It is possibly true that this version of money would remove the risk of hyperinflation and the politically-motivated debasement of fiat currencies*. But the technological freedom that came from allowing money to be based on economic activity, rather than on some historically-selected scarce commodity, coincided with the greatest economic transformation in human history. And even if you don’t believe that those two factors are causally linked, there are already ways to insulate yourself against the risk of hyperinflation (real asset investment, portfolio diversification, to name but two). You don’t need to replace the monetary system to mitigate that particular risk. And there are other risks that we haven’t even considered yet
*I say “possibly”, because it may also be that unscrupulous exchanges could simply print their own cryptocurrencies. People would eventually find out and stop using them. But that’s how hyperinflation works – people find out, and stop using that government’s currency.
The trouble with new technology
Every variation of money that we’ve created has, in turn, created new types of technological flaws that needed to be solved by the next version. Commodity-based currencies solved a trust problem, but created a security issue. Fiat money mitigated the economic consequences of deflation, but created an even greater risk of inflation.
And as the Ecocash situation is demonstrating in Zimbabwe, even a private sector monetary solution has systemic risk. Networks can break down. And if Econet Wireless went bankrupt due to a massive fraud, 83% of Zimbabwe’s economic transactions would screech to a halt.
Also, to be clear, that risk will almost certainly result in mobile money being more deeply incorporated into the formal banking sector infrastructure.

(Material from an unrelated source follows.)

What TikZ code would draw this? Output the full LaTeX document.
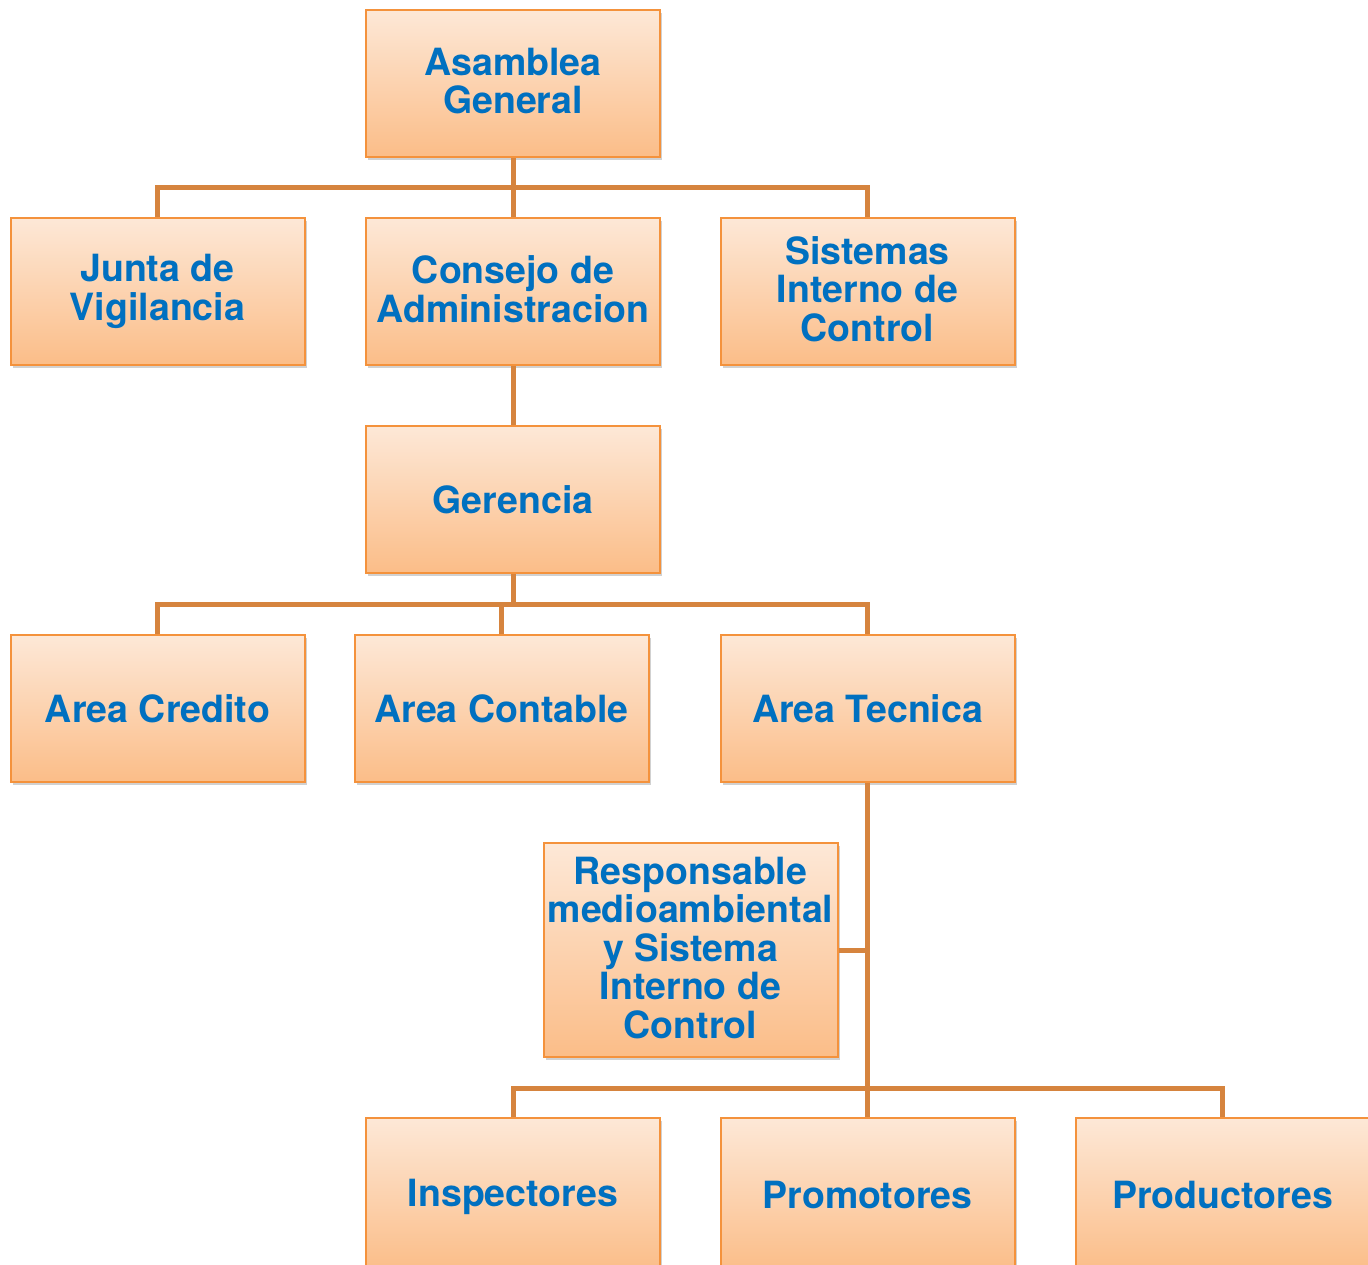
\documentclass[tikz,border=0pt]{standalone}
\usepackage{fontspec}
\setmainfont{TeX Gyre Heros}
\usetikzlibrary{shadows}
\definecolor{boxtop}{HTML}{FDE8D7}
\definecolor{boxbot}{HTML}{FBBD88}
\definecolor{boxline}{HTML}{F4923C}
\definecolor{linkc}{HTML}{D6843E}
\definecolor{txtc}{HTML}{0070C0}
\tikzset{
  orgbox/.style={rectangle, draw=boxline, line width=2pt, top color=boxtop, bottom color=boxbot,
    minimum width=294pt, minimum height=147pt, inner sep=2pt, align=center,
    font=\bfseries\fontsize{37.5}{38.5}\selectfont, text=txtc,
    execute at begin node={\rule{0pt}{32pt}}, execute at end node={\rule[-5pt]{0pt}{5pt}},
    drop shadow={shadow xshift=2pt, shadow yshift=-3pt, opacity=0.3, fill=black!60}},
  link/.style={draw=linkc, line width=5pt}
}
\begin{document}
\begin{tikzpicture}[x=1pt,y=-1pt]
\useasboundingbox (0,0) rectangle (1368,1264);
\clip (0,0) rectangle (1368,1264);
\node[orgbox] (ag) at (513,83.5) {Asamblea\\General};
\node[orgbox] (jv) at (157.5,291.5) {Junta de\\Vigilancia};
\node[orgbox] (ca) at (513,291.5) {Consejo de\\Administracion};
\node[orgbox] (si) at (867.5,291.5) {Sistemas\\Interno de\\Control};
\node[orgbox] (ge) at (513,499.5) {Gerencia};
\node[orgbox] (ac) at (157.5,708.5) {Area Credito};
\node[orgbox] (ao) at (501.5,708.5) {Area Contable};
\node[orgbox] (at) at (867.5,708.5) {Area Tecnica};
\node[orgbox, minimum height=214pt] (rm) at (690.5,950) {Responsable\\medioambiental\\y Sistema\\Interno de\\Control};
\node[orgbox, minimum height=153pt] (in) at (513,1194.5) {Inspectores};
\node[orgbox, minimum height=153pt] (pm) at (867.5,1194.5) {Promotores};
\node[orgbox, minimum height=153pt] (pd) at (1222.5,1194.5) {Productores};
% connectors
\coordinate (b1) at (513,187);
\draw[link] (ag.south) -- (b1);
\draw[link] (jv.north) |- (b1) -| (si.north);
\draw[link] (b1) -- (ca.north);
\draw[link] (ca.south) -- (ge.north);
\coordinate (b2) at (513,604);
\draw[link] (ge.south) -- (b2);
\draw[link] (ac.north) |- (b2) -| (at.north);
\draw[link] (ao.north) -- (ao.north |- b2);
\coordinate (b3) at (867.5,1088);
\draw[link] (at.south) -- (b3);
\draw[link] (rm.east) -- (rm.east -| at.south);
\draw[link] (in.north) |- (b3) -| (pd.north);
\draw[link] (b3) -- (pm.north);
\end{tikzpicture}
\end{document}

And as for cryptocurrency: we may get to remove Central Banks from the equation. But will we simply be transferring those same risks to private cryptocurrency exchanges, crypto-wallet storage services, and co-ordinated pools of miners?
The Good News
It is possible to spin the narrative of money’s evolution as a mistaken departure from the original value-based system of gold, or silver, or something else of precious and scarce nature.
But I think that you can also choose to see money’s evolution as an ever-growing variety of technological options:
- the introduction of debt did not force you to take on debt.
- the invention of fiat currency did not stop you from owning gold.
- the invention of mobile money does not stop you from having a bank account.
Monetary pluralism already exists. You can hold credit card debt, multiple currencies in multiple bank accounts in multiple jurisdictions, gold coins, a Bitcoin wallet, a stake in a fund investing in multiple cryptocurrencies, a house, a mortgage, a cellphone account with a mobile money balance, IOUs from your friends – the list goes on.
And we’ve never had quite so many ways to transact – or quite so many ways to limit the impact of a particular government’s policy on our use of a particular payment method.
Which is perhaps the technological triumph of our modern monetary system.
Just a thought.
Rolling Alpha posts opinions on finance, economics, and sometimes things that are only loosely related. Follow me on Twitter @RollingAlpha, and on Facebook at www.facebook.com/rollingalpha.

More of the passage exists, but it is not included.